Les guerres de Religion qui ont intensément sévi dans la région de Lyon entre catholiques et protestants sont dépeintes dans ce roman avec un exceptionnel souci de la perfection à travers la voix de Louise Labé. Ce sujet est présent dès les premières lignes alors que Louise est exilée dans son domaine du château de la Grange-Blanche, à Parcieu, près de Lyon, en août 1565, moins d´un an avant sa mort : «À l´heure où j´écris ces quelques mots, avant ma grande confession, la guerre est aux portes de Lyon, des milliers d´habitants chaque jour prennent la fuite par les fleuves ou la montagne, quitte à se jeter dans la gueule du loup en tombant sur les bandes huguenotes du baron des Adrets ou celles, papistes, du sieur de Maugiron». Du baron des Adrets, François de Beaumont, homme particulièrement violent, Louise Labé fait un portrait sans concession en mettant en exergue toute la cruauté de sa démarche : «La guerre occupait une grande part de sa vie, à égalité avec la religion. En fréquentant Calvin à Genève, il pensait avoir trouvé son ignoble chemin de Damas et l´avait semé de cadavres avec une exaltation mystique inébranlable (...) Ses coups de main, ses massacres, ses sacrilèges contre la Sainte Église, étaient connus de tous et redoutés. On reconnaissait le passage de ses bandes aux pendus accrochés aux arbres, au sang qui souillait le seuil des chaumières, à l´odeur de fumée et des cadavres pourrissant aux branches. À Montbrisson, dans les montagnes du Forez, il s´était offert un divertissement digne des temps barbares en jetant ses victimes du haut des remparts, sur les lances brandies par sa troupe».

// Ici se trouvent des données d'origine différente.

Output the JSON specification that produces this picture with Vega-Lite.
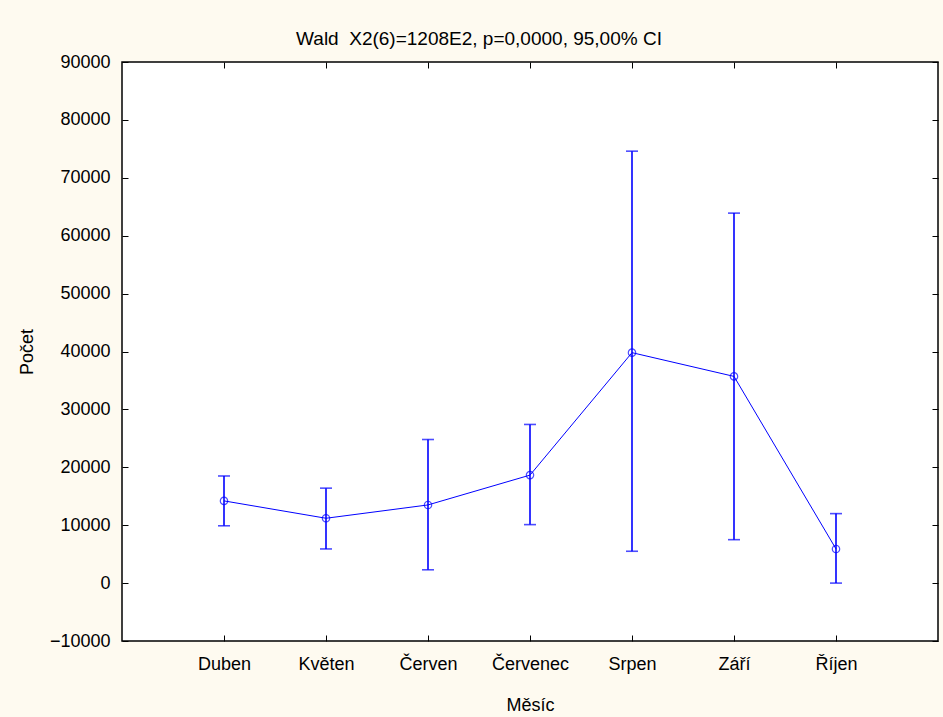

Les amours de Louise Labé et les passions qu´elle a suscitées sont aussi abondamment décrites dans ce roman, aussi bien que son amitié avec des noms prestigieux de la littérature de l´époque comme –outre Maurice Scève et Pernette de Guillet déjà cités- François Rabelais, Clément Marot, Clémence de Bourges ou Étienne Dolet, écrivain –imprimeur qui profitait de la liberté dont bénéficiait la ville de Lyon, moins soumise à la censure ecclésiastique ou à la surveillance de la Sorbonne. Pourtant, cette liberté ne lui a servi à rien lors de son effroyable mise à mort.
Au dernier chapitre, l´épilogue, l´auteur se met pour une fois dans la peau de Thomas Fortini, le deuxième mari de Louise Labé, qui raconte la façon dont il a voulu exaucer tous les désirs de feu sa femme et préserver son héritage.
D´une plume élégante et maniant avec force détails toutes les données biographiques de son personnage, Michel Peyramaure a su nous restituer on ne peut mieux la figure d´une héroïne d´une incroyable modernité et tout un pan de la vie lyonnaise du seizième siècle.
Un sonnet de Marceline Desbordes -Valmore (de l´œuvre Les Pleurs de 1833) choisi par Michel Peyramaure comme une des trois épigraphes du roman est sans doute une des meilleurs définitions qui soient de la figure de Louise Labé : «Comme une nymphe triste au milieu des roseaux/Louise tu chantas dans les fleurs et les eaux/Fauvette à tête blonde, au chant libre et joyeux/et tu chantas l´amour : ce fut ta destinée…».
Michel Peyramaure, La Scandaleuse (le roman de Louise Labé), éditions Calmann-Lévy, Paris, septembre 2020.